Fresh from Broadway, where she served as associate director for Amelie, 27-year-old Morgan Green is leading a director-driven summer season at the Sharon Playhouse in Sharon, Conn., where she’s in charge of a wide-ranging program ranging from the Chekhov-inspired Minor Character (June 9-15) to Caryl Churchill’s Far Away (July 14-16) and Meredith Willson’s The Music Man (Aug. 4-20). It’s a varied program, and each play demands an interpretation as unique as its cast; Sharon Playhouse’s unique gamble is to put a single director in charge of it all.
Whereas some companies, like New York’s Signature Theatre or Portland, Ore.’s Profile Theatre, dedicate discrete seasons to the work of individual playwrights, Sharon Playhouse artistic director Johnson Henshaw wanted to do something similar for rising directorial talent. Henshaw, who has background in directing, returned to the U.S. after a fellowship in London and noticed, “There is not a strong system in place for young and emerging directors to really be given productions to prove themselves in the way that British or European directors are supported in their theatres overseas.”
Hence the director-driven season idea, which Henshaw instituted when he took the helm of the company earlier this year. Not that he’s simply handing Green directing assignments. The first piece in the season, Minor Character: Six Translations of Uncle Vanya, was created by New Saloon, a Brooklyn-based company of which Green is a member, along with Madeline Wise and Milo Cramer. This adaptation of Chekhov’s masterpiece combines six different English-language translations, from the 1916 edition to Google Translate’s approximate results.

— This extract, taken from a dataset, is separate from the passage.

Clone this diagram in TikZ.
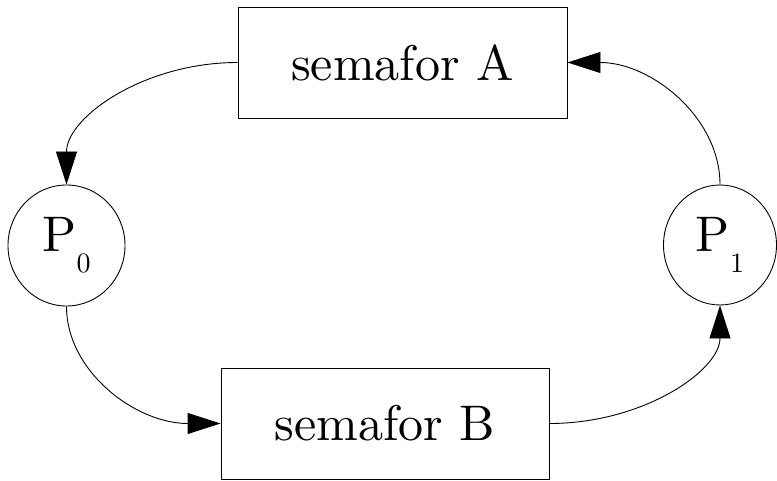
\documentclass[tikz,border=0pt]{standalone}
\usepackage{fontspec}
\newfontfamily\labelfont{lmroman10-regular}[Extension=.otf]
\usetikzlibrary{arrows.meta,calc,shapes.geometric}

\tikzset{
  semabox/.style={draw, line width=0.9pt, rectangle, inner sep=0pt,
    minimum width=#1, minimum height=111pt,
    font=\labelfont\fontsize{50}{50}\selectfont},
  procnode/.style={draw, line width=0.9pt, ellipse, inner sep=0pt,
    font=\labelfont\fontsize{50}{50}\selectfont},
  flow/.style={line width=0.9pt, -{Triangle[length=33pt,width=21pt]}}
}
\newcommand{\procsub}[1]{\raisebox{-21pt}{\fontsize{28}{28}\selectfont #1}}

\begin{document}
\begin{tikzpicture}[x=1pt,y=-1pt]
  \useasboundingbox (0,0) rectangle (777,481);

  % semaphores
  \node[semabox=329pt] (A) at (402.5,62.5) {semafor A};
  \node[semabox=328pt] (B) at (385,423.5) {semafor B};

  % processes
  \node[procnode, minimum width=117pt, minimum height=121pt] (P0) at (66.5,245.5) {P\procsub{0}};
  \node[procnode, minimum width=113pt, minimum height=120pt] (P1) at (720,245) {P\procsub{1}};

  % cycle of connectors
  \draw[flow] (A.west) .. controls ($(A.west)+(-94,0)$) and ($(P0.north)+(0,-67)$) .. (P0.north);
  \draw[flow] (P0.south) .. controls ($(P0.south)+(0,65)$) and ($(B.west)+(-85,0)$) .. (B.west);
  \draw[flow] (B.east) .. controls ($(B.east)+(94,0)$) and ($(P1.south)+(0,65)$) .. (P1.south);
  \draw[flow] (P1.north) .. controls ($(P1.north)+(0,-67)$) and ($(A.east)+(84,0)$) .. (A.east);
\end{tikzpicture}
\end{document}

Churchill’s Far Away, meanwhile, is a dystopian fable set in a world in which beauty and horror, plain talk and poetry, are fused. And the concluding show, The Music Man, celebrates the musical’s 60th anniversary and employs the largest cast of the season.
When Henshaw first had the idea for a director-driven season, he reached out to theatre contacts asking for recommendations of up-and-coming directors.
“The one name on everybody’s list was Morgan’s,” Henshaw said. After seeing her production of Minor Character at the Under the Radar festival in New York City in January, Henshaw knew he had found his first director.
Green and Henshaw have worked together non-stop since then in preparation for the summer season. During a rehearsal at BAM for Minor Character, Green said, “I have quickly realized that this is an unusual summer lineup, because it’s really tough to direct three shows in a row.” But, she added, it has been possible because of her “amazingly talented collaborators.”
Green also observed that director-driven seasons are “not something that’s happening in New York.” She added, “We’re really playwright-focused at New York theatre institutions, and we’ve really spent a lot of time working at theatres which quite intentionally put the playwright first.”
This creates room, and need, for a program like Sharon’s. Today’s young theatremakers, Henshaw said, are faced with the idea that “they have to wait their turn, that they’re not ready. Whereas you look at other theatre cultures, in Europe: When people are young and in their 20s, that is when they are doing their greatest work. They are building a career and a body of work that builds success into the future. And I think this is the perfect moment for Morgan to begin.”